Sorry, I didn't intend to imply that anything was settled just that the
matters were discussed.  Its difficult for me to access evidence on that
subject at this point in my life.  I studied those matters a long time ago
and no longer have my Marxist and Leftist libraries, but I remain convinced
of the matters I recall.  How can I not unless presented with something
conclusively to the contrary?  If someone later adopted polices that Marx
previously advocated it might be a coincidence, but it cannot be proved that
it is, and Marx was such an influential force I tend to discount the
coincidences. Also, I have read Marxists, better studied on the subject than
I am who take credit (for Marx) for many of these influences in American
life.< /SPAN>

 

Here is another quote about Marx and the eight hour day.  This one from
http://www.workers.org/cm/ch08.html  

 

Not less skillfully did the London delegates defend Marx's resolution
concerning the eight-hour day. In contradistinction to the French delegates,
they maintained together with Marx that a condition precedent to any further
efforts to improve and liberate the working class and without which all
efforts would be futile was a legislative limitation of the length of the
working day.
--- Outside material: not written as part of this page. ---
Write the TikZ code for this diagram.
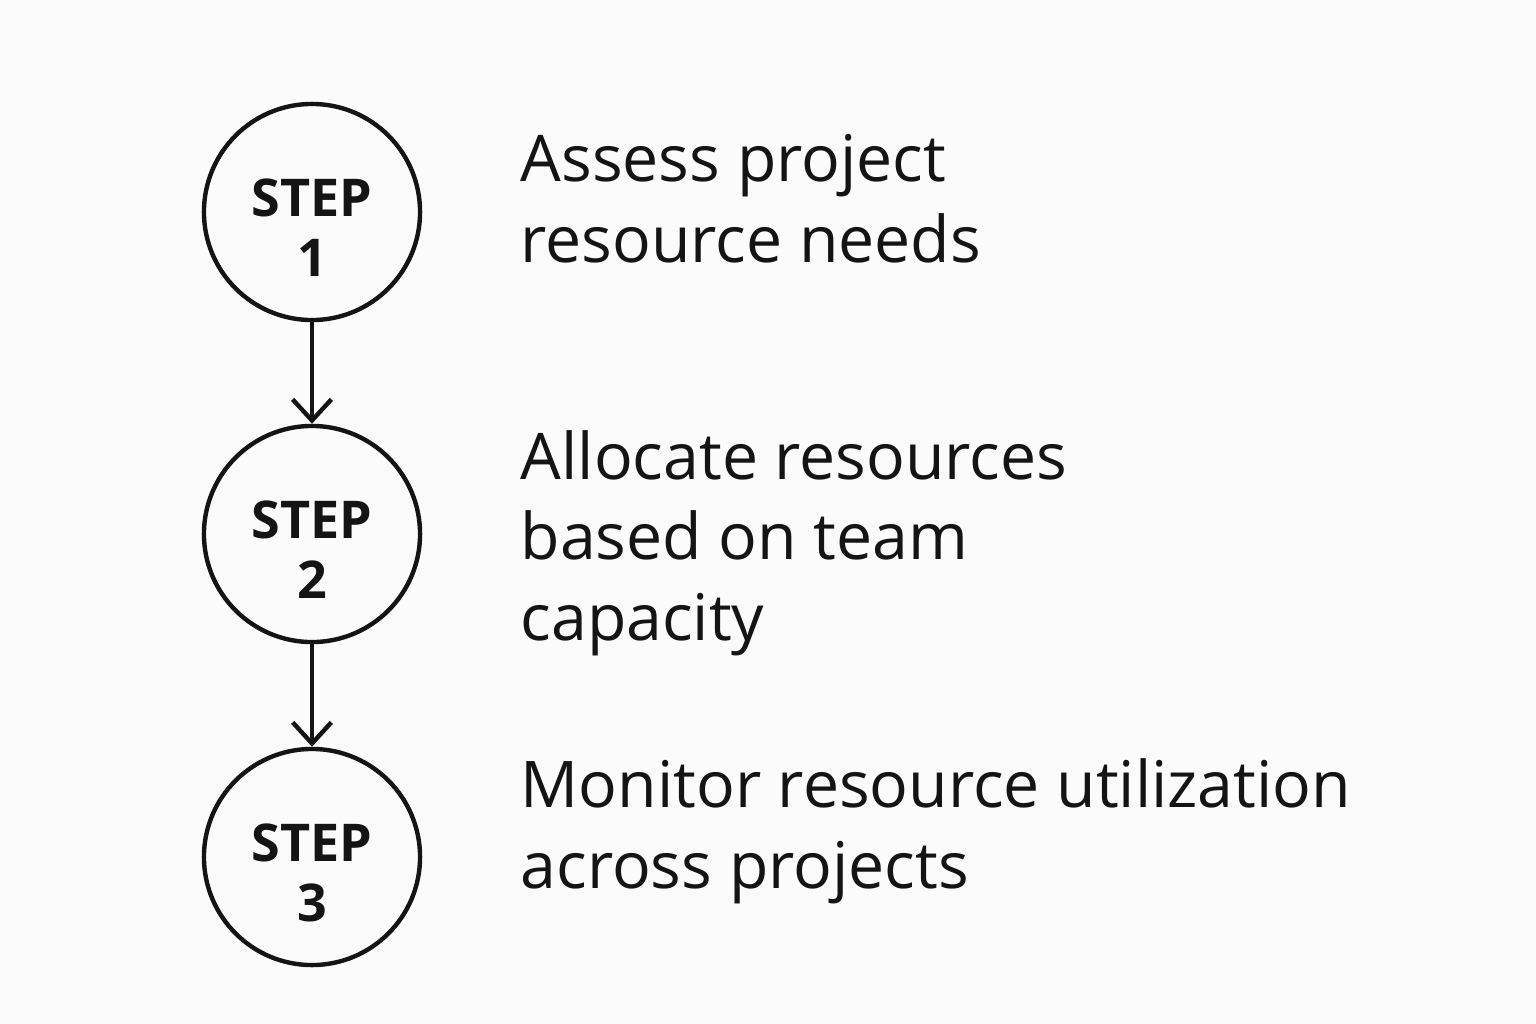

It was essential to restore the health and the physical energy
of the working class -- the vast majority of each nation -- and also to
insure them the possibility of intellectual development, social communion,
and political activity. The Congress, on the recommendation of the General
Council, declared the eight-hour day as the legislative maximum. This
limiting of the workday to eight hours was one of the demands of the workers
in the United States. The Geneva Congress incorpo rated this demand into the
platform of the working class of the whole world. Night work was allowed
only in exceptional cases, in branches of industry and certain professions
definitely specified by the law. The ideal was the elimination of all night
work. [Italics added]

 

In the American labor movement in the early decades of the 20th century,
Marxs ideas were out there in the form of pamphlets and word of mouth.
Communists attempted to capture the American labor movement.  Big Bill
Haywood organized a home-grown Marxist labor Union which was overthrown by
Hoover.  The Communists never did very well here because our labor movements
were convinced that they could succeed on their own, and they did.

 

Thugs hired by Capitalist enterprises to break up unions and strikes and
intimidate or kill union leaders were extremely vicious.  Business policies
were equally ruthless and vicious.  I grew up in a union family.  My father
was a member of the Operating Engineers.  He drove a lumber carrier on the
docks in the L.A. Harbor.  When I was going to college, I was a member of
the Teamsters Union and worked part time out of the Teamsters Hiring Hall.
Things were much mellower by that time, but I grew up knowing about Unions
and the ruthlessness of Big Business.  

 

In modern times, businesses understand that Parkinsons Law is at work:
Businesses grow (in numbers) in direct proportion to the length of time they
have been in existence rather than in terms of the amount of work to be
done, so they all, if they are to remain successful have periodic layoffs.
I worked in Aerospace for 39 years and survived a great number of them.
They were supposed to be based upon merit.  That is, managers were told to
layoff a certain percentage of their workers, say 10%.  The best workers
were to be retained.  The manager didnt need to be told this, because the
best workers would make him look better than the worst workers.  The workers
had an incentive to work hard to make sure they were never at the bottom of
a totem poll for they knew that another layoff was eventually coming.

 

There was a time when I was in my late 50s working on the C-17 and the
company modified the layoff philosophy slightly.  The emphasis wasnt just
on the poorest performers.  It also included the oldest and higher paid
workers.  Since I was in that category I thought it likely I would be laid
off at that time, but the Air Force sent our management a formal letter
viewing with alarm the rate at which the experience level was dropping at
the company.  If it dropped any further, our management was told, the Air
Force could not retain its current high degree of confidence in our ability
to design, produce, deliver and maintain the superior product they were
paying for and expected.  Thus, I was not laid off after all.

 

Interestingly, and very much to the point, in the last few years before I
(voluntarily) retired (at age 64)I received very poor merit increases,
despite the fact that I was doing some very responsible work representing
engineering on a Change Review Board and getting glowing reviews by the
Managers familiar with my work.  The management I technically worked for was
young (paid less than I was) and unfamiliar with what I did.  I doubted they
could understand it.  They said The managers over there say you are the
best thing since sliced bread.  We find that hard to believe.  At the same
time my pay was not increasing very rapidly, my 401 was growing by leaps and
bounds as a result of Boeing stock increasing because of their ruthless
management practices (something investors are very fond of).  So I was
suffering and benefiting at the same time.